Task directions -> The lines from the top of the material through the line with "4.01, 3.8, 3.6]" are to be set down exactly. Leave the pictures out.

Data listing:

########################################

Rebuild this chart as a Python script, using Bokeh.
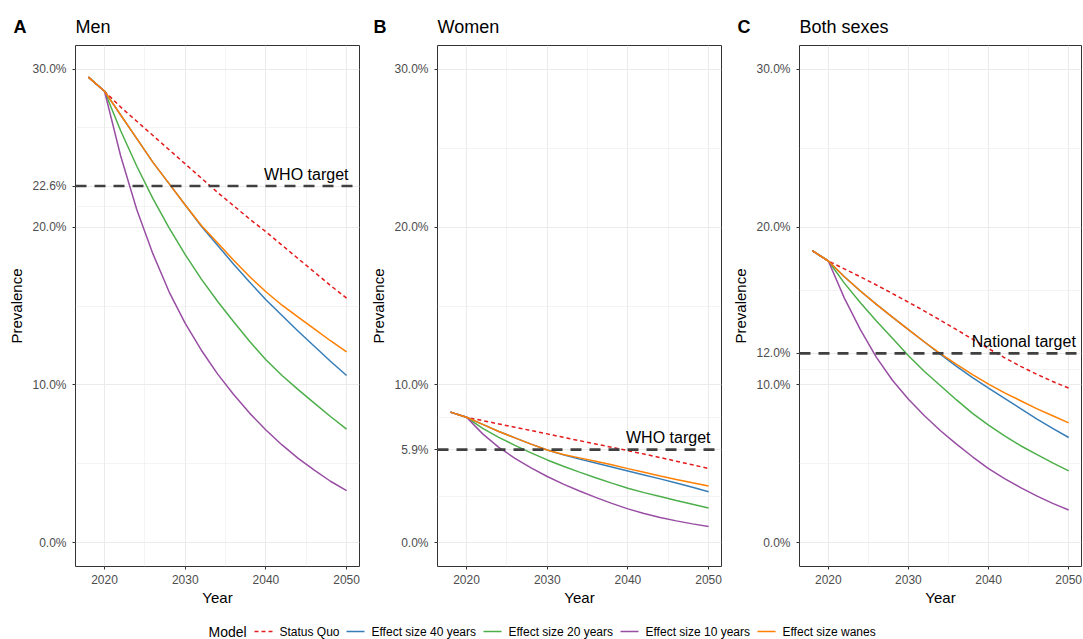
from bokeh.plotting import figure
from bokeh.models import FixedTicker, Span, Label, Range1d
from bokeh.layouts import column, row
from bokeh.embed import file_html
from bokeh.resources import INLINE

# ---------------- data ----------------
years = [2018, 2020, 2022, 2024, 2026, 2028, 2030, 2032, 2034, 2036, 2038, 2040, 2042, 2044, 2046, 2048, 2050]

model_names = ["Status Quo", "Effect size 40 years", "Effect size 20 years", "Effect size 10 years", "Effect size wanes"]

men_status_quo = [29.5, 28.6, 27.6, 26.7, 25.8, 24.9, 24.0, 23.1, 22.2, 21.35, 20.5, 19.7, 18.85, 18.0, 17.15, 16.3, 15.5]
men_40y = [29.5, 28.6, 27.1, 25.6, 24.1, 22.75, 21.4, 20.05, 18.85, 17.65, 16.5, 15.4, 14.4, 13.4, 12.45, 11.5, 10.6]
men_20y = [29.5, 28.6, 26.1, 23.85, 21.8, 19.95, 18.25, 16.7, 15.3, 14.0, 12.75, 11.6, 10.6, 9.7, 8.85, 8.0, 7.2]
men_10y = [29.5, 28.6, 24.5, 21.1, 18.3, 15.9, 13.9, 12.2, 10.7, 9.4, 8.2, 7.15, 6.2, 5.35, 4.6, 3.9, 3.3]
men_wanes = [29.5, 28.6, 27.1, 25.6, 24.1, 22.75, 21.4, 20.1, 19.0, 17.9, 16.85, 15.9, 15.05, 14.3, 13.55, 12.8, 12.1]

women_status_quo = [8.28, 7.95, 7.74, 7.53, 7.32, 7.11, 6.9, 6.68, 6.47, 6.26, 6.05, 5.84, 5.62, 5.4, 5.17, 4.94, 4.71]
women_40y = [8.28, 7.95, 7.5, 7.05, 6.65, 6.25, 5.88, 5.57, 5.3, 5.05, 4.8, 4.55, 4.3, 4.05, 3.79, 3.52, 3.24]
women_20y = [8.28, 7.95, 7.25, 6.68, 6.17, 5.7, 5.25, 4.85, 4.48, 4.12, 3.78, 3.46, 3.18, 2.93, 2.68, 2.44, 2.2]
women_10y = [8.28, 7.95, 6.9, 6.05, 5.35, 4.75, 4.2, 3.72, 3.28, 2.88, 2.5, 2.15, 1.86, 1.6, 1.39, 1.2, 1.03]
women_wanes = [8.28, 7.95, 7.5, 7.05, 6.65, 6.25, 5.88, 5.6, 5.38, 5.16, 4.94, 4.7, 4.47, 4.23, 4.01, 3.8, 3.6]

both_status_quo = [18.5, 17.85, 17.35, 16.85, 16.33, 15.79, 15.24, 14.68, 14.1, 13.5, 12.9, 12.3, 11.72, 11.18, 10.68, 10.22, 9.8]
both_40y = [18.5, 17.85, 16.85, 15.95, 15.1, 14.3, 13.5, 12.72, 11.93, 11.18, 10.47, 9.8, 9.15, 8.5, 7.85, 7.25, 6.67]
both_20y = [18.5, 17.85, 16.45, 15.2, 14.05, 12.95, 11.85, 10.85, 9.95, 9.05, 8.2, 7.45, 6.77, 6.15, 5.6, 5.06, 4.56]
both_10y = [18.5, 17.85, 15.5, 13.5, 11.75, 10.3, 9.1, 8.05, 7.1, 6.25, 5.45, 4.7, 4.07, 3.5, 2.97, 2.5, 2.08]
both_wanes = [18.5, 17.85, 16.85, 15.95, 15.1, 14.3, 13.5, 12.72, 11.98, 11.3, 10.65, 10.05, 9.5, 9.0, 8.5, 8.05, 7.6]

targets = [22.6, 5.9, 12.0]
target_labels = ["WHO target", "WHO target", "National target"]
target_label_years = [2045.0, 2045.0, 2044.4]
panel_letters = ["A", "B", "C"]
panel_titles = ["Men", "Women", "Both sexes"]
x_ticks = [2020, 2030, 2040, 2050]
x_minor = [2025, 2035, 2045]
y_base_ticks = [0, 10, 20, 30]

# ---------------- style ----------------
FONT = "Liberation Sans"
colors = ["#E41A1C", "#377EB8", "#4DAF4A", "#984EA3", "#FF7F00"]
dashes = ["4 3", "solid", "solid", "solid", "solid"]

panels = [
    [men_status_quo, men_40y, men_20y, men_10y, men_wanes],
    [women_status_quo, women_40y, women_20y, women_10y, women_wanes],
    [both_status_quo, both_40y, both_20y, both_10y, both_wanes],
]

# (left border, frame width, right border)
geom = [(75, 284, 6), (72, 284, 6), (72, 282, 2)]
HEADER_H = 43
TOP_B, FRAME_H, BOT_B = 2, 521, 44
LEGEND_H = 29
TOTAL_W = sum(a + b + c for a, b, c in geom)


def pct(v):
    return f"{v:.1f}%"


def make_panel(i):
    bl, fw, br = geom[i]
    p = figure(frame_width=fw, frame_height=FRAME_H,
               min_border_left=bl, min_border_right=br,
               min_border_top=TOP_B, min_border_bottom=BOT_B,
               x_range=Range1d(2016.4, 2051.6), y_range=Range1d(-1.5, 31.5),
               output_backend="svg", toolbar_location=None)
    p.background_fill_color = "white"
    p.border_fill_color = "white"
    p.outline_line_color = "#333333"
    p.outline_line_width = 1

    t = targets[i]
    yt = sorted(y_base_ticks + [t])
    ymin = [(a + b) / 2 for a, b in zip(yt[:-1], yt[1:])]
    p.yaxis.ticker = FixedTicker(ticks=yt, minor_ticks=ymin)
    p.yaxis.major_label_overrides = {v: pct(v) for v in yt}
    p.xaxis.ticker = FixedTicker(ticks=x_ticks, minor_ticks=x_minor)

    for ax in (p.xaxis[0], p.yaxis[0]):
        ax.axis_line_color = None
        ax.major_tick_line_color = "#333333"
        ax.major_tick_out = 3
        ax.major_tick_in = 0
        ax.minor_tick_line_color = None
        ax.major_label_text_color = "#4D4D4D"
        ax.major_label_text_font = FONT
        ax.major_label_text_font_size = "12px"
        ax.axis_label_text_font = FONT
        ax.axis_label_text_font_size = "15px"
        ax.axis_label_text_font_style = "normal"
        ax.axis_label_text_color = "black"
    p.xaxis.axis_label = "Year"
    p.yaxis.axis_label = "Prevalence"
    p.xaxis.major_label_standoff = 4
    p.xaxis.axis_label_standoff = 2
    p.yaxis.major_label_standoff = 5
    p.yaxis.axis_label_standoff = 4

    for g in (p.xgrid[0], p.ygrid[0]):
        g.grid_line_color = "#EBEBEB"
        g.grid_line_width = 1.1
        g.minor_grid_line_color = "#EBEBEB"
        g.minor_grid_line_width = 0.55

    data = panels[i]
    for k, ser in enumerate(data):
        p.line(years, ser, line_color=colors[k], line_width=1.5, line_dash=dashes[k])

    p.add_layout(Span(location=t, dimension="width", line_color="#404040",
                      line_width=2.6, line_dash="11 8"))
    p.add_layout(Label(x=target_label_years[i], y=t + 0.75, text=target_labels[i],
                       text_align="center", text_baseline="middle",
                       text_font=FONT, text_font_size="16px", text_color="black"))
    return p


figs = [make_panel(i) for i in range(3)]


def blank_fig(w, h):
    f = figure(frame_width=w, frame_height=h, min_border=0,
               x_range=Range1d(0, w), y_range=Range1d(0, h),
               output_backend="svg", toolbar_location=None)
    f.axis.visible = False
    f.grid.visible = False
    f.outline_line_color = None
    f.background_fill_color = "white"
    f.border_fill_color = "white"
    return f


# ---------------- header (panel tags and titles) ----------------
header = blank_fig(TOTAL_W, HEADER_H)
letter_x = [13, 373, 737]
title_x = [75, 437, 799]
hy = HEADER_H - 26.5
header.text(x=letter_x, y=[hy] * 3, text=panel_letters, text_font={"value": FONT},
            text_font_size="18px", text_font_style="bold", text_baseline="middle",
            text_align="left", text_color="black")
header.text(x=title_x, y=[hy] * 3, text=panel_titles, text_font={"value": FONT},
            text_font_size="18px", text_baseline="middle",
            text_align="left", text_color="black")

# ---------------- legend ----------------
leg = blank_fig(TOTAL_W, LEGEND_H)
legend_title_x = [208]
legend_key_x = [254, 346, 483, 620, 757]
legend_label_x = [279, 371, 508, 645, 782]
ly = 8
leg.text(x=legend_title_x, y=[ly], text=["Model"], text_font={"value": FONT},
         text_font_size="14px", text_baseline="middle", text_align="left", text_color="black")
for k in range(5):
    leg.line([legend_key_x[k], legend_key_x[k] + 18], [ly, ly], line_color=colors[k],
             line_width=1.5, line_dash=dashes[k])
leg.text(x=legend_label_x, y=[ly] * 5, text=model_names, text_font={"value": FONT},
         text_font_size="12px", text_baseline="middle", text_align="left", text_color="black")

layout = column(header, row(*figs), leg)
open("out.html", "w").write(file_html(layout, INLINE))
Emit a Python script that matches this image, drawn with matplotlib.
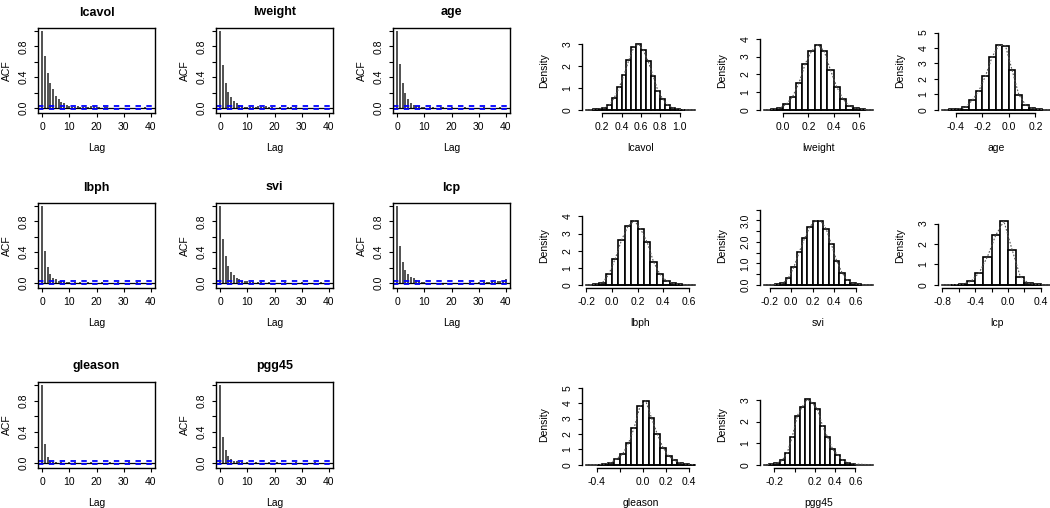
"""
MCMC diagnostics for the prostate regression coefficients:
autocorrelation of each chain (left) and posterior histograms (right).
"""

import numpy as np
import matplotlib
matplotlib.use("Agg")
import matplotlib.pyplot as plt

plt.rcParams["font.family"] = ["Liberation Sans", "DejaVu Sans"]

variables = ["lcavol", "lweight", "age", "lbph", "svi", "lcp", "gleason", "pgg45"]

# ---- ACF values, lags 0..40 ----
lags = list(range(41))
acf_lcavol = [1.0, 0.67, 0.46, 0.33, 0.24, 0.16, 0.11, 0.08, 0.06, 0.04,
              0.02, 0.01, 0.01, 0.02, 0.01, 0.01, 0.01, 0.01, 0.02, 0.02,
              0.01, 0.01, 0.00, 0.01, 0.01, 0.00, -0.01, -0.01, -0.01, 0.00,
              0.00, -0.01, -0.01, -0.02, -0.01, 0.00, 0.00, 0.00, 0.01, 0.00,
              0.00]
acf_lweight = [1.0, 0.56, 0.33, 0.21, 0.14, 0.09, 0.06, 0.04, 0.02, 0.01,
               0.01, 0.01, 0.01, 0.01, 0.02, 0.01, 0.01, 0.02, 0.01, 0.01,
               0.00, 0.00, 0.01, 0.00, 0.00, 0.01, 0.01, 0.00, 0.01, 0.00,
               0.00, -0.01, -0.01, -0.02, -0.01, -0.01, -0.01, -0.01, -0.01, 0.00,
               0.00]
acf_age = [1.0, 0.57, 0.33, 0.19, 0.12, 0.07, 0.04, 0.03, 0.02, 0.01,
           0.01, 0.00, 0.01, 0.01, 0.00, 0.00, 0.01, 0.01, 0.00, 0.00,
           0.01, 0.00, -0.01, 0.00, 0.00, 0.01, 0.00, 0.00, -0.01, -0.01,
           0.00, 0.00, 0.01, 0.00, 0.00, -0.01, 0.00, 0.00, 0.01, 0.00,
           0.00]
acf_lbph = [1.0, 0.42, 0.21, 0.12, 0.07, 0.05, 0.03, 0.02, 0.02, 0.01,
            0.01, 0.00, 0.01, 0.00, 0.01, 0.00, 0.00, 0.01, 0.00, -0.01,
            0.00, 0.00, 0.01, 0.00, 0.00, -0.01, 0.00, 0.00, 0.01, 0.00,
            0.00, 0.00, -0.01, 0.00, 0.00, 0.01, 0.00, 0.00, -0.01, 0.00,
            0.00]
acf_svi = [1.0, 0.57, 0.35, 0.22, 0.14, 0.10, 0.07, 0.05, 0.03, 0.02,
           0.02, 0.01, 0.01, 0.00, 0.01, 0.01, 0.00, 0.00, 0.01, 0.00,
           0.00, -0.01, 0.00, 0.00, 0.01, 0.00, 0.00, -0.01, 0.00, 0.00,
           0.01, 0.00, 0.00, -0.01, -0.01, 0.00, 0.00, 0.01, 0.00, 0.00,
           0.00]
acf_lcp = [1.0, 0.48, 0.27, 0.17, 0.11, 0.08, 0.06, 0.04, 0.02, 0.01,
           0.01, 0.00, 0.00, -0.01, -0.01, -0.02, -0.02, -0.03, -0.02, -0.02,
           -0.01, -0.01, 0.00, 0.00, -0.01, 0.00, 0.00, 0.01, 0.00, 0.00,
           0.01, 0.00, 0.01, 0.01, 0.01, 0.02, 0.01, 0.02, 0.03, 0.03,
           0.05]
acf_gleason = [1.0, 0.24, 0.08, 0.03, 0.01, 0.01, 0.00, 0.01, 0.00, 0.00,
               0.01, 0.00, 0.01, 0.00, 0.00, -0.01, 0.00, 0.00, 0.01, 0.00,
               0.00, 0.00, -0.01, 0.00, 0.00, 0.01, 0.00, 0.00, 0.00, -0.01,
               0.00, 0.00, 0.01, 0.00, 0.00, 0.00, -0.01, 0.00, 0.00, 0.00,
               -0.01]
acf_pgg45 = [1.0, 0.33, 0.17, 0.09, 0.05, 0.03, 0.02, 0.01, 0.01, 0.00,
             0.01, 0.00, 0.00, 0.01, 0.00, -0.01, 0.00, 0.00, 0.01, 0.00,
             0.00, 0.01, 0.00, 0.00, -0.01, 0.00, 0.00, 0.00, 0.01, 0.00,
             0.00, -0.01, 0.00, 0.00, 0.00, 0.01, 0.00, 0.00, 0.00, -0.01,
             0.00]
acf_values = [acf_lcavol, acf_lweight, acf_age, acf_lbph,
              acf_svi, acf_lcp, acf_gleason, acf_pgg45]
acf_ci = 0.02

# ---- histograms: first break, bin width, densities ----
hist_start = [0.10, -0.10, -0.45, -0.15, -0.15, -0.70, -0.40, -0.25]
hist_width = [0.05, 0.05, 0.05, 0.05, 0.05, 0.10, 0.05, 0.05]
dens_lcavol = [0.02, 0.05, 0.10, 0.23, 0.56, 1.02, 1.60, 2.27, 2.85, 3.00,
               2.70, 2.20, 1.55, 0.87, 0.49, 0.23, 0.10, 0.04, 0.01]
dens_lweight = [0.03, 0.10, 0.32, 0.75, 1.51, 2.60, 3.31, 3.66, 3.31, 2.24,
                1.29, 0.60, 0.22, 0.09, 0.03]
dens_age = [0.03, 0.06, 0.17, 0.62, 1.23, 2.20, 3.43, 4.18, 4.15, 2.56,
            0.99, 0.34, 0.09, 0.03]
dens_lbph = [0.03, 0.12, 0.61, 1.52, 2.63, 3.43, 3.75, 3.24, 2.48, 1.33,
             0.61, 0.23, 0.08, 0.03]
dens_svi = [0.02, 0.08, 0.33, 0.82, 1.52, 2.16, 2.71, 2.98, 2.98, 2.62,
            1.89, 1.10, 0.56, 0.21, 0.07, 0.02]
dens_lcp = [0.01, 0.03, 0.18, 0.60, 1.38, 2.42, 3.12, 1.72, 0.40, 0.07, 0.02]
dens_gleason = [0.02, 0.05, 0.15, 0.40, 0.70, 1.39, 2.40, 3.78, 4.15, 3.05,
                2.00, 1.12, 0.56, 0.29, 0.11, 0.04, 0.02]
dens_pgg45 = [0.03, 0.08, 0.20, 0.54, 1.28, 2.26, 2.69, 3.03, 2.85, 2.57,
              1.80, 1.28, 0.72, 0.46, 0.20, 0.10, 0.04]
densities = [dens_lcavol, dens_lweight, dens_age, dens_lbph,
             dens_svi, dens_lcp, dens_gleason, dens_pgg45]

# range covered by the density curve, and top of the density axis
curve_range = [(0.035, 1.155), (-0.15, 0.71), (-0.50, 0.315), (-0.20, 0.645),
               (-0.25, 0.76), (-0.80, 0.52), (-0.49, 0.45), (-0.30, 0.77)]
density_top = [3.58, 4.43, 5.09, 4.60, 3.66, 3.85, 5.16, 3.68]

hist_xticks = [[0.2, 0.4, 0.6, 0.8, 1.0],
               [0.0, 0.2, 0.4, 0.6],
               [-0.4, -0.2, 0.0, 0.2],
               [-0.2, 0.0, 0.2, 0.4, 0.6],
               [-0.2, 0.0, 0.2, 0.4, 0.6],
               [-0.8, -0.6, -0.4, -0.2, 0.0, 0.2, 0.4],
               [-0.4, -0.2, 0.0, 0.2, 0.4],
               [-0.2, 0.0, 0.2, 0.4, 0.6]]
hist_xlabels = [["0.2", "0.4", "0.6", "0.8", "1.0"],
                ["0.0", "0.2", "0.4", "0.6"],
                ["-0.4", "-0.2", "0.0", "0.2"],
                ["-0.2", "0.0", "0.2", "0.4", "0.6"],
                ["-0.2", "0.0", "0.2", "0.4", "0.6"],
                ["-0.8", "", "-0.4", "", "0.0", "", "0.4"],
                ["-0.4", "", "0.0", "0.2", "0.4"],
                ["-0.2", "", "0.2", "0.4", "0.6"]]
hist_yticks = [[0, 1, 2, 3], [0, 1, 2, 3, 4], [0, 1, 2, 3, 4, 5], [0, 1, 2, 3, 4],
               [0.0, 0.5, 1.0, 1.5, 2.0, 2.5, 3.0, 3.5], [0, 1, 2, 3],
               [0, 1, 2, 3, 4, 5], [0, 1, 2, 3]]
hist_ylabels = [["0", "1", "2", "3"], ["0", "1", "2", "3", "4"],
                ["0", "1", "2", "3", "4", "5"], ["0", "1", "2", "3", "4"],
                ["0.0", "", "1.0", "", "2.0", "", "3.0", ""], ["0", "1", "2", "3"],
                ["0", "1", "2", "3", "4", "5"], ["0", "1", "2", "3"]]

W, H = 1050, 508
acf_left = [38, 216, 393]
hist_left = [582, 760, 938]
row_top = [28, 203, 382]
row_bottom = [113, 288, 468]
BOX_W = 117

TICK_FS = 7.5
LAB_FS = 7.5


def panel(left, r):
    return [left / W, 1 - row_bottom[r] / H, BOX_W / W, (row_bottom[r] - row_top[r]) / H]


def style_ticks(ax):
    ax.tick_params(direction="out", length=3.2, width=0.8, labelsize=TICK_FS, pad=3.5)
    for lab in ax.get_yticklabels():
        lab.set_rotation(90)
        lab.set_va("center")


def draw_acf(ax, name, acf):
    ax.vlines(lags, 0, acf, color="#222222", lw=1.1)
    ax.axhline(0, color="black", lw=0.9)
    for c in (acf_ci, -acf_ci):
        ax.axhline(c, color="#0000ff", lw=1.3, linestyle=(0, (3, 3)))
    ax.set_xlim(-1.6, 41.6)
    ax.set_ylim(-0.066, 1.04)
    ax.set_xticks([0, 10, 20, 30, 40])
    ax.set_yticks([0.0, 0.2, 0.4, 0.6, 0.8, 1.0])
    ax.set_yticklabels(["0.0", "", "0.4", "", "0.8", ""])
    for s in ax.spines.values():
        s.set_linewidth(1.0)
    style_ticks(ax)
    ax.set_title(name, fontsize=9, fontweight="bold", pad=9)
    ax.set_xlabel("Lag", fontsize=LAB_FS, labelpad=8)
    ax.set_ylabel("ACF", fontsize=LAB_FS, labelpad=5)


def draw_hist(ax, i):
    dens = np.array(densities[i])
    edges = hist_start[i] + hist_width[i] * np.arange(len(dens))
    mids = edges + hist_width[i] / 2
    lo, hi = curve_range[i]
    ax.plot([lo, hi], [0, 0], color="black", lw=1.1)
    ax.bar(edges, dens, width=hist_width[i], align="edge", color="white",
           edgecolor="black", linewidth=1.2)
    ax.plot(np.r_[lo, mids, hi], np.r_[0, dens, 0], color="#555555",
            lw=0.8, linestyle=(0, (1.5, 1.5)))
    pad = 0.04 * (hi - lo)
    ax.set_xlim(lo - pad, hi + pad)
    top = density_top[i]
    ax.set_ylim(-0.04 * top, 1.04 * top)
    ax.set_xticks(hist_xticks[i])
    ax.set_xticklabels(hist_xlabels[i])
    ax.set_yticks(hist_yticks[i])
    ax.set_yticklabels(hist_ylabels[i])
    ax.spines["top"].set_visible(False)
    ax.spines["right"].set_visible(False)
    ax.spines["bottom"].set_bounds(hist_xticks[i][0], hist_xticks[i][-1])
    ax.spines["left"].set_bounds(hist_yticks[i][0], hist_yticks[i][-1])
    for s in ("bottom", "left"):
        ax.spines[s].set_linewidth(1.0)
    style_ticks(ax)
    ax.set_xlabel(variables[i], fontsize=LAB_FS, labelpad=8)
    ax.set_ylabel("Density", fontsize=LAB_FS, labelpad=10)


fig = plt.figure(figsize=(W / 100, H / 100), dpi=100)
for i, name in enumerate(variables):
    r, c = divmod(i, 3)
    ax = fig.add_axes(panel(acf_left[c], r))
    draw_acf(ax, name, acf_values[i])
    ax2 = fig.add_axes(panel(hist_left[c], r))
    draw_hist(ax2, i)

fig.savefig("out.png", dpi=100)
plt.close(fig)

########################################

Complete output ->
Rebuild this chart as a Python script, using Bokeh.
from bokeh.plotting import figure
from bokeh.models import FixedTicker, Span, Label, Range1d
from bokeh.layouts import column, row
from bokeh.embed import file_html
from bokeh.resources import INLINE

# ---------------- data ----------------
years = [2018, 2020, 2022, 2024, 2026, 2028, 2030, 2032, 2034, 2036, 2038, 2040, 2042, 2044, 2046, 2048, 2050]

model_names = ["Status Quo", "Effect size 40 years", "Effect size 20 years", "Effect size 10 years", "Effect size wanes"]

men_status_quo = [29.5, 28.6, 27.6, 26.7, 25.8, 24.9, 24.0, 23.1, 22.2, 21.35, 20.5, 19.7, 18.85, 18.0, 17.15, 16.3, 15.5]
men_40y = [29.5, 28.6, 27.1, 25.6, 24.1, 22.75, 21.4, 20.05, 18.85, 17.65, 16.5, 15.4, 14.4, 13.4, 12.45, 11.5, 10.6]
men_20y = [29.5, 28.6, 26.1, 23.85, 21.8, 19.95, 18.25, 16.7, 15.3, 14.0, 12.75, 11.6, 10.6, 9.7, 8.85, 8.0, 7.2]
men_10y = [29.5, 28.6, 24.5, 21.1, 18.3, 15.9, 13.9, 12.2, 10.7, 9.4, 8.2, 7.15, 6.2, 5.35, 4.6, 3.9, 3.3]
men_wanes = [29.5, 28.6, 27.1, 25.6, 24.1, 22.75, 21.4, 20.1, 19.0, 17.9, 16.85, 15.9, 15.05, 14.3, 13.55, 12.8, 12.1]

women_status_quo = [8.28, 7.95, 7.74, 7.53, 7.32, 7.11, 6.9, 6.68, 6.47, 6.26, 6.05, 5.84, 5.62, 5.4, 5.17, 4.94, 4.71]
women_40y = [8.28, 7.95, 7.5, 7.05, 6.65, 6.25, 5.88, 5.57, 5.3, 5.05, 4.8, 4.55, 4.3, 4.05, 3.79, 3.52, 3.24]
women_20y = [8.28, 7.95, 7.25, 6.68, 6.17, 5.7, 5.25, 4.85, 4.48, 4.12, 3.78, 3.46, 3.18, 2.93, 2.68, 2.44, 2.2]
women_10y = [8.28, 7.95, 6.9, 6.05, 5.35, 4.75, 4.2, 3.72, 3.28, 2.88, 2.5, 2.15, 1.86, 1.6, 1.39, 1.2, 1.03]
women_wanes = [8.28, 7.95, 7.5, 7.05, 6.65, 6.25, 5.88, 5.6, 5.38, 5.16, 4.94, 4.7, 4.47, 4.23, 4.01, 3.8, 3.6]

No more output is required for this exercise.